What’s next for IS? After running up against resistance in Iraq’s south, and now in the eastern Kurdish region in the form of the peshmerga and US airstrikes — in addition to a recent retreat from Arsal, Lebanon — IS will likely focus its efforts on consolidating power over territory already under its control in Northwestern Iraq and Syria.
How does it all end? The group could come under new leadership eventually, but that might not change much. IS’ mysterious current head Abu Bakr al-Baghdadi took power in 2010 when prior leader Abu Ayoub al-Masri was assassinated by the US military. Al-Masri had been the successor to Abu Masub al-Zarqawi after his death in 2006. “At some point, Baghdadi will be captured or killed, but it won’t collapse the Islamic State,” says Mardini. “[IS] could possibly fragment or some fighters might defect to other insurgent or jihadi groups.”

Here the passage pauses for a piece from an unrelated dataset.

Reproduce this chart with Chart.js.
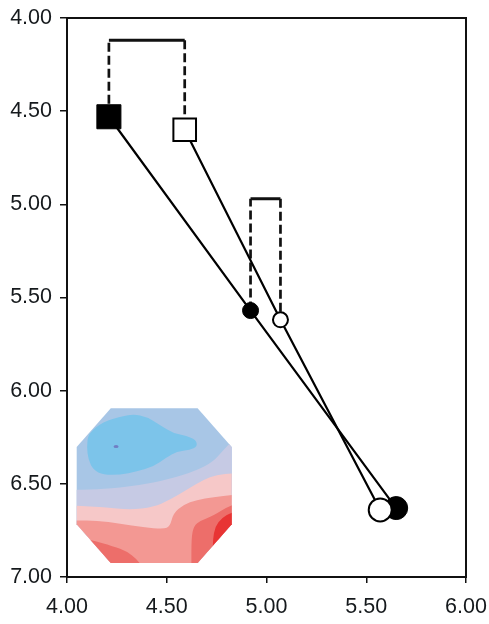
<!DOCTYPE html>
<html>
<head>
<meta charset="utf-8">
<script src="https://cdn.jsdelivr.net/npm/chart.js@4.4.1/dist/chart.umd.min.js"></script>
<style>
  html, body { margin: 0; padding: 0; background: #ffffff; }
  #wrap { width: 489px; height: 624px; position: relative; }
</style>
</head>
<body>
<div id="wrap"><canvas id="chart" width="489" height="624"></canvas></div>
<script>
// Series values: three stages per condition (x, y)
const filledX = [4.21, 4.92, 5.65];
const filledY = [4.53, 5.57, 6.63];
const openX   = [4.59, 5.07, 5.57];
const openY   = [4.60, 5.62, 6.64];

// Levels of the comparison brackets joining stage 1 and stage 2 pairs
const bracketY = [4.12, 4.97];

// Axis ticks
const xTicks = [4.00, 4.50, 5.00, 5.50, 6.00];
const yTicks = [4.00, 4.50, 5.00, 5.50, 6.00, 6.50, 7.00];

const pts = (xs, ys) => xs.map((x, i) => ({ x, y: ys[i] }));

// Each bracket: dashed leg up from the filled marker, solid bar across,
// dashed leg down to the open marker
const bracketDatasets = [];
bracketY.forEach((level, i) => {
  const legStyle = { borderColor: '#111', borderWidth: 2.7, borderDash: [9, 4] };
  const barStyle = { borderColor: '#111', borderWidth: 3, borderDash: [] };
  [
    [[filledX[i], filledY[i]], [filledX[i], level], legStyle],
    [[filledX[i], level], [openX[i], level], barStyle],
    [[openX[i], level], [openX[i], openY[i]], legStyle]
  ].forEach(([a, b, style]) => {
    bracketDatasets.push({
      data: [{ x: a[0], y: a[1] }, { x: b[0], y: b[1] }],
      showLine: true,
      pointRadius: 0,
      borderCapStyle: 'butt',
      order: 3,
      ...style
    });
  });
});

// Inset topographic map (drawn in a 0..100 box, octagon outline)
const insetBox = { x0: 4.0486, x1: 4.8256, y0: 6.095, y1: 6.925 };
const octagon = [[22,0],[78,0],[100,25],[100,75],[78,100],[22,100],[0,75],[0,25]];
const insetBands = [
  { color: 'rgb(198,202,228)',
    curve: [[-2,52.7],[0,52.7],[17.2,52.3],[38.7,50.1],[60.2,45.8],[77.4,40.2],[88.2,34.4],[94.6,26.9],[101,20.4],[110,14]],
    close: [[130,130],[-30,130]] },
  { color: 'rgb(246,200,200)',
    curve: [[-2,63],[0,63],[17.2,63.9],[34.4,65.6],[49.5,63.9],[60.2,59.1],[71,52.7],[81.7,46.2],[90.3,43],[101,41.9],[110,41.5]],
    close: [[130,130],[-30,130]] },
  { color: 'rgb(243,152,147)',
    curve: [[-2,72.5],[0,72.5],[12.9,72.5],[28,74.6],[43,76.8],[55.9,78.1],[60.2,76.3],[62.4,67.7],[68.8,62.4],[77.4,59.1],[88.2,57.4],[101,55.9],[110,55.5]],
    close: [[130,130],[-30,130]] },
  { color: 'rgb(237,110,106)',
    curve: [[74,110],[74,101],[74,84],[75.5,76],[80,72.5],[88,69.5],[99.5,62.3],[110,60]],
    close: [[130,130]] },
  { color: 'rgb(237,110,106)',
    curve: [[-5,82],[8.6,84.9],[23.7,89.2],[32.3,92.5],[38.7,97.4],[41.9,102],[42,110]],
    close: [[-30,130]] },
  { color: 'rgb(232,52,52)',
    curve: [[86,100],[87.9,90],[87.9,85],[89.2,76.6],[93.7,70.8],[99.5,67.5],[110,65]],
    close: [[130,130]] },
  { color: 'rgb(124,196,234)', closed: true,
    curve: [[6.5,24.7],[7.5,16.1],[17.2,8.6],[28,5.4],[36.6,3.7],[45.2,5.4],[53.8,10.8],[62.4,16.1],[71,17.8],[77,20.4],[77.8,24.7],[73.1,26.9],[64.5,28],[58.1,31.6],[49.5,37.6],[38.7,40.9],[28,43],[17.2,43],[10.8,39.8],[7.5,33.3]] }
];
const insetDot = { u: 25.4, v: 24.7, rx: 1.6, ry: 1.0, color: 'rgb(112,126,196)' };

function smoothOpen(ctx, p) {
  ctx.moveTo(p[0][0], p[0][1]);
  for (let i = 1; i < p.length - 1; i++) {
    const mx = (p[i][0] + p[i + 1][0]) / 2, my = (p[i][1] + p[i + 1][1]) / 2;
    ctx.quadraticCurveTo(p[i][0], p[i][1], mx, my);
  }
  ctx.lineTo(p[p.length - 1][0], p[p.length - 1][1]);
}
function smoothClosed(ctx, p) {
  const n = p.length;
  const mid = (a, b) => [(a[0] + b[0]) / 2, (a[1] + b[1]) / 2];
  const start = mid(p[n - 1], p[0]);
  ctx.moveTo(start[0], start[1]);
  for (let i = 0; i < n; i++) {
    const m = mid(p[i], p[(i + 1) % n]);
    ctx.quadraticCurveTo(p[i][0], p[i][1], m[0], m[1]);
  }
  ctx.closePath();
}

const insetPlugin = {
  id: 'insetMap',
  beforeDatasetsDraw(chart) {
    const { ctx, scales: { x, y } } = chart;
    const left = x.getPixelForValue(insetBox.x0), right = x.getPixelForValue(insetBox.x1);
    const top = y.getPixelForValue(insetBox.y0), bottom = y.getPixelForValue(insetBox.y1);
    const sx = (right - left) / 100, sy = (bottom - top) / 100;
    ctx.save();
    ctx.translate(left, top);
    ctx.scale(sx, sy);
    ctx.beginPath();
    octagon.forEach(([u, v], i) => i ? ctx.lineTo(u, v) : ctx.moveTo(u, v));
    ctx.closePath();
    ctx.fillStyle = 'rgb(168,198,230)';
    ctx.fill();
    ctx.clip();
    insetBands.forEach(b => {
      ctx.beginPath();
      if (b.closed) {
        smoothClosed(ctx, b.curve);
      } else {
        smoothOpen(ctx, b.curve);
        b.close.forEach(([u, v]) => ctx.lineTo(u, v));
        ctx.closePath();
      }
      ctx.fillStyle = b.color;
      ctx.fill();
    });
    ctx.beginPath();
    ctx.ellipse(insetDot.u, insetDot.v, insetDot.rx, insetDot.ry, 0, 0, Math.PI * 2);
    ctx.fillStyle = insetDot.color;
    ctx.fill();
    ctx.restore();
  }
};

// Closed frame around the plotting area
const framePlugin = {
  id: 'frame',
  afterDraw(chart) {
    const { ctx, chartArea: a } = chart;
    ctx.save();
    ctx.strokeStyle = '#111';
    ctx.lineWidth = 2;
    ctx.strokeRect(a.left, a.top, a.right - a.left, a.bottom - a.top);
    ctx.restore();
  }
};

const tickFont = { family: '"Liberation Sans", Arial, sans-serif', size: 21.5 };
const tickColor = '#15191c';

new Chart(document.getElementById('chart'), {
  type: 'scatter',
  data: {
    datasets: [
      ...bracketDatasets,
      {
        label: 'filled',
        data: pts(filledX, filledY),
        showLine: true,
        borderColor: '#000',
        borderWidth: 2.2,
        pointStyle: ['rect', 'circle', 'circle'],
        pointRadius: [17, 8, 11.5],
        pointBackgroundColor: '#000',
        pointBorderColor: '#000',
        pointBorderWidth: 1,
        order: 2
      },
      {
        label: 'open',
        data: pts(openX, openY),
        showLine: true,
        borderColor: '#000',
        borderWidth: 2.2,
        pointStyle: ['rect', 'circle', 'circle'],
        pointRadius: [16, 7.5, 11.5],
        pointBackgroundColor: '#fff',
        pointBorderColor: '#000',
        pointBorderWidth: 2,
        order: 1
      }
    ]
  },
  options: {
    responsive: false,
    animation: false,
    events: [],
    layout: { padding: { top: 18, right: 23, left: 0, bottom: 0 } },
    plugins: { legend: { display: false }, tooltip: { enabled: false } },
    scales: {
      x: {
        type: 'linear',
        min: 4, max: 6,
        afterBuildTicks: s => { s.ticks = xTicks.map(v => ({ value: v })); },
        afterFit: s => { s.height = 47; s.paddingLeft = 0; s.paddingRight = 0; },
        ticks: { font: tickFont, color: tickColor, padding: 11, maxRotation: 0,
                 callback: v => Number(v).toFixed(2) },
        grid: { drawOnChartArea: false, drawTicks: true, tickLength: 6, color: '#111', lineWidth: 1.5 },
        border: { display: true, color: '#111', width: 2 }
      },
      y: {
        type: 'linear',
        reverse: true,
        min: 4, max: 7,
        afterBuildTicks: s => { s.ticks = yTicks.map(v => ({ value: v })); },
        afterFit: s => { s.width = 67; s.paddingTop = 0; s.paddingBottom = 0; },
        ticks: { font: tickFont, color: tickColor, padding: 8,
                 callback: v => Number(v).toFixed(2) },
        grid: { drawOnChartArea: false, drawTicks: true, tickLength: 7, color: '#111', lineWidth: 1.5 },
        border: { display: true, color: '#111', width: 2 }
      }
    }
  },
  plugins: [insetPlugin, framePlugin]
});
</script>
</body>
</html>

Despite its recent successes, IS is no match for a fully equipped army and air power. But thus far, no outside power has gotten involved in a way likely to tip the scales. Each group has a different red line. The US has said it will step in if its staff and consulate in Erbil are threatened, but has also said it will not put boots on the ground, without which, Khoury says, they’re “not going to influence that much.”

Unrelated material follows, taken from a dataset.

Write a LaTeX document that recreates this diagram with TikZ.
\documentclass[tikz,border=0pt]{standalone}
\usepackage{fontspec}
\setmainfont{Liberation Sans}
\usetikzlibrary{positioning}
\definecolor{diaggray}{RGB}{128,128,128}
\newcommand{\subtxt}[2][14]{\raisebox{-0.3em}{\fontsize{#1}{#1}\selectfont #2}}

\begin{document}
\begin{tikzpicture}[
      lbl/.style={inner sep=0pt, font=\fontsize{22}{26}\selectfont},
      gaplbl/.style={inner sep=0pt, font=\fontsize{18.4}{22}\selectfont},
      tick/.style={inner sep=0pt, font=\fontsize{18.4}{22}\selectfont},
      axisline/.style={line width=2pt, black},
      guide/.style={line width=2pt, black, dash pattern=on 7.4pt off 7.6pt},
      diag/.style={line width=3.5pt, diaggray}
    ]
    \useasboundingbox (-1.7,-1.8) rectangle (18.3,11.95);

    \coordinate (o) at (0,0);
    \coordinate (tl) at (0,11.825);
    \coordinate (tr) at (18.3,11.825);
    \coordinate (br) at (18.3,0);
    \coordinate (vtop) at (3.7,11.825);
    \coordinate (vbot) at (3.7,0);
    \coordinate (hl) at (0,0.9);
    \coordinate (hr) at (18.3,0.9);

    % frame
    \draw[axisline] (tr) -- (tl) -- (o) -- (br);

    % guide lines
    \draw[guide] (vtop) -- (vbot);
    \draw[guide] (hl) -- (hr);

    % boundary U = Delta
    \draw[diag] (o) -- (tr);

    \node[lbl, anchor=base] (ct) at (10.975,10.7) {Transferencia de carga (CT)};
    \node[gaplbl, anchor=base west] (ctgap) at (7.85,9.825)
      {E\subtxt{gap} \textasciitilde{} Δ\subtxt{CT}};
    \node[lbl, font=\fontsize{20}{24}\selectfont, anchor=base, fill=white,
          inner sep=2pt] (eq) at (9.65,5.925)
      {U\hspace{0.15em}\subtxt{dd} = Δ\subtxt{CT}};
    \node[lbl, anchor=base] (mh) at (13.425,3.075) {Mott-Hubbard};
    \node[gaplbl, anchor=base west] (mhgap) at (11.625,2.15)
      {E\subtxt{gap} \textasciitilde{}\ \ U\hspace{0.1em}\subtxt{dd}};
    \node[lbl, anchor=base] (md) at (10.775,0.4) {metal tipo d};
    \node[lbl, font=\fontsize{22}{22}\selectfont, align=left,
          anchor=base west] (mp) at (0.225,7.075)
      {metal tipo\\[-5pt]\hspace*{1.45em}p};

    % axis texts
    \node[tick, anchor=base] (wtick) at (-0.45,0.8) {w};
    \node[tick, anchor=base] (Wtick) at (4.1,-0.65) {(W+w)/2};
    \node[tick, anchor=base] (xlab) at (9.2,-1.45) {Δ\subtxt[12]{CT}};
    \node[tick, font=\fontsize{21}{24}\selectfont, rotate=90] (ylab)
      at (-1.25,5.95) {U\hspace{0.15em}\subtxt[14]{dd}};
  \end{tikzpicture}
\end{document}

The other player in the region, the Saudis, “don’t have any boots to put on the ground,” says Khoury, which leaves Iran and their Lebanese Shia ally, Hezbollah. Hezbollah and Iran have said that they would intervene to defend the Shia shrines (IS members are extremist Sunnis who believe Shias to be heretics). So as long as IS remains on largely Sunni territory, external intervention is likely some way off, and once again, Iraqi civilians are left to fend for themselves.